Use the convert_fp16_to_bfp16 tool to convert a Float16 model to a BFP16 model:
python -m quark.onnx.tools.convert_fp16_to_bfp16 --input $FLOAT_16_ONNX_MODEL_PATH --output $BFP_16_ONNX_MODEL_PATH
Convert a NCHW input Model to a NHWC Model#
Given that some models are designed with an input shape of NCHW instead of NHWC, it is recommended to convert an NCHW input model to NHWC before quantizing a Float32 model. The conversion steps execute even if the model is already NHWC. Therefore, ensure the input model is in NCHW format.
Use the convert_nchw_to_nhwc
tool to convert an NCHW model to an NHWC model:
python -m quark.onnx.tools.convert_nchw_to_nhwc --input $NCHW_ONNX_MODEL_PATH --output $NHWC_ONNX_MODEL_PATH
Quantize a ONNX Model Using Random Input#
For some ONNX models without an input for quantization, use random input for the ONNX model quantization process.
Use the random_quantize
tool to quantize an ONNX model:
python -m quark.onnx.tools.random_quantize --input_model $FLOAT_ONNX_MODEL_PATH --quant_model $QUANTIZED_ONNX_MODEL_PATH
Convert a A8W8 NPU Model to a A8W8 CPU Model#
Given that some models are quantized by A8W8 NPU, it is convenient and efficient to convert them to A8W8 CPU models.
Use the convert_a8w8_npu_to_a8w8_cpu
tool to convert a A8W8 NPU model to a A8W8 CPU model:
python -m quark.onnx.tools.convert_a8w8_npu_to_a8w8_cpu --input [INPUT_PATH] --output [OUTPUT_PATH]
Print Names and Quantity of A16W8 and A8W8 Conv for Mixed-Precision Models#
For some models that are mixed precision such as A18W8 and A8W8 mixed, use the print_a16w8_a8w8_nodes
tool to print names and quantity of A16W8 and A8W8 Conv, ConvTranspose, Gemm, and MatMul. The MatMul node must have one and only one set of weights.
python -m quark.onnx.tools.print_a16w8_a8w8_nodes --input [INPUT_PATH]

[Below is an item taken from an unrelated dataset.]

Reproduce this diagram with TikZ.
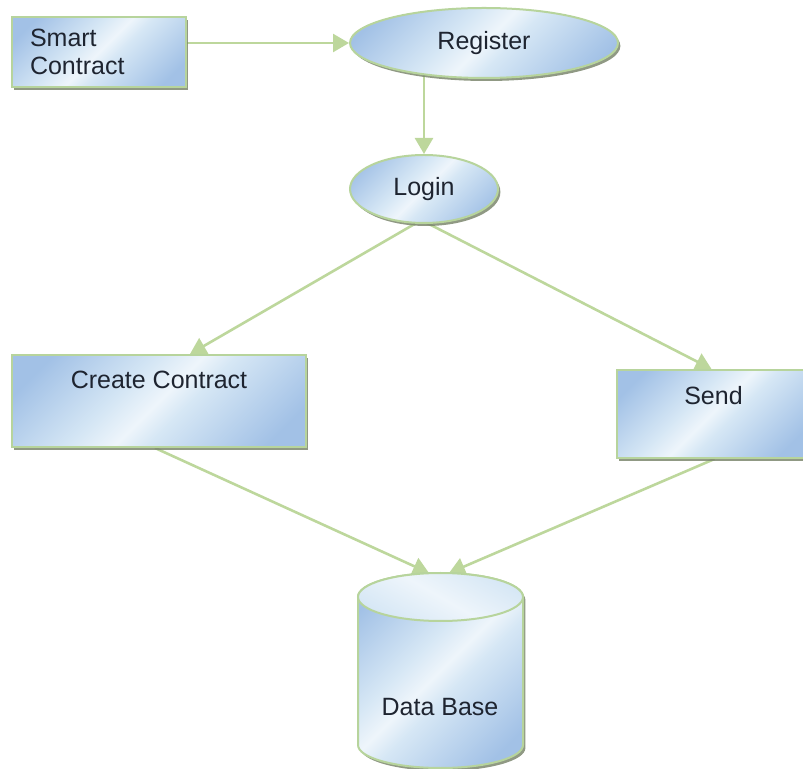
\documentclass[tikz,border=0pt]{standalone}
\usepackage{fontspec}
\setmainfont{Liberation Sans}
\usetikzlibrary{arrows.meta,shadows,backgrounds,calc,shapes.geometric}

\definecolor{edgegreen}{HTML}{B7D49C}
\definecolor{linkgreen}{HTML}{BDD79C}
\definecolor{blueA}{HTML}{A2C1E6}
\definecolor{blueB}{HTML}{D6E7F5}
\definecolor{blueC}{HTML}{EEF5FB}
\definecolor{shadowgray}{HTML}{7C876F}
\definecolor{ink}{HTML}{1E2430}

% glossy blue fill with a pale diagonal streak
\pgfdeclarehorizontalshading{gloss}{100bp}{%
  color(0bp)=(blueA); color(22bp)=(blueA); color(42bp)=(blueB);
  color(50bp)=(blueC); color(56bp)=(blueB); color(78bp)=(blueA);
  color(100bp)=(blueA)}

\tikzset{
  txt/.style={text=ink, font=\fontsize{12.5}{14}\selectfont},
  box/.style={rectangle, draw=edgegreen, line width=1pt, shading=gloss,
    shading angle=-45, inner sep=0pt, txt,
    drop shadow={shadow xshift=1.2pt, shadow yshift=-1.5pt,
      fill=shadowgray, opacity=.85}},
  oval/.style={box, ellipse},
  link/.style={draw=linkgreen, line width=1.3pt,
    -{Triangle[length=8pt,width=9pt]}},
}

\begin{document}
\begin{tikzpicture}[x=0.5pt,y=-0.5pt]
\useasboundingbox (0,0) rectangle (803,769);
\clip (0,0) rectangle (803,769);

% nodes
\node[box, text width=69pt, inner xsep=9pt, minimum height=35pt, align=left]
  (sc) at (99,52) {Smart\\Contract};
\node[oval, minimum width=134pt, minimum height=35pt] (reg) at (484,43) {Register};
\node[oval, minimum width=74pt, minimum height=34pt] (login) at (424,189) {Login};
\node[box, minimum width=147pt, minimum height=46pt,
  label={[txt, yshift=10.5pt]center:Create Contract}] (cc) at (159,401) {};
\node[box, minimum width=94.5pt, minimum height=44pt,
  label={[txt, yshift=9pt, xshift=1pt]center:Send}] (send) at (711.5,414) {};

% database cylinder
\begin{scope}[shift={(440.5,597)}]
  \path[draw=edgegreen, line width=1pt, shading=gloss, shading angle=-45,
    drop shadow={shadow xshift=1.2pt, shadow yshift=-1.5pt,
      fill=shadowgray, opacity=.85}]
    (-41.25pt,0pt) -- (-41.25pt,-74pt)
    arc[start angle=180, end angle=360, x radius=41.25pt, y radius=11.5pt]
    -- (41.25pt,0pt)
    arc[start angle=0, end angle=180, x radius=41.25pt, y radius=12pt]
    -- cycle;
  \path[draw=edgegreen, line width=1pt, left color=blueB, right color=blueB,
    middle color=blueC, shading angle=-30]
    (0pt,0pt) ellipse[x radius=41.25pt, y radius=12pt];
\end{scope}
\node[txt] (db) at (440,707) {Data Base};
\coordinate (dbl) at (429,573);
\coordinate (dbr) at (449,573);

% connectors
\begin{scope}[on background layer]
  \draw[link] (sc.east |- reg.west) -- (reg.west);
  \draw[link] (login.north |- reg.center) -- (login.north);
  \draw[link] ($(login.south)+(-6,-2)$) -- ($(cc.north)+(31,0)$);
  \draw[link] ($(login.south)+(1,-2)$) -- (send.north);
  \draw[link] ($(cc.south)+(-4,0)$) -- (dbl);
  \draw[link] ($(send.south)+(3,0)$) -- (dbr);
\end{scope}
\end{tikzpicture}
\end{document}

Convert a U16U8 Quantized Model to a U8U8 Model#
Convert a U16U8 (activations are quantized by UINT16 and weights by UINT8) to a U8U8 model without calibration.
Use the convert_u16u8_to_u8u8
tool to do the conversion:
python -m quark.onnx.tools.convert_u16u8_to_u8u8 --input [INPUT_PATH] --output [OUTPUT_PATH]
Evaluate Accuracy Between Two Image Folders#
We often need to compare the differences in output images before and after quantization. Currently, we support four metrics: cosine similarity, L2 loss, PSNR, and VMAF, as well as three formats: JPG, PNG, and NPY.
Use the evaluate tool:
python -m quark.onnx.tools.evaluate.py --folder1 [IMAGE_FOLDER_1_PATH] --folder2 [IMAGE_FOLDER_2_PATH]
Replace inf and -inf Values in ONNX Model Weights#
Replace inf or -inf values in ONNX model weights using the replace_inf_weights
tool with a specified value.
Use the replace_inf_weights
tool to do the conversion:
python -m quark.onnx.tools.replace_inf_weights --input_model [INPUT_MODEL_PATH] --output_model [OUTPUT_MODEL_PATH] --replace_inf_value [REPLACE_INF_VALUE]
Note
The default replacement value is 10000.0. This might lead to precision degradation. Adjust the replacement value based on your model and application needs.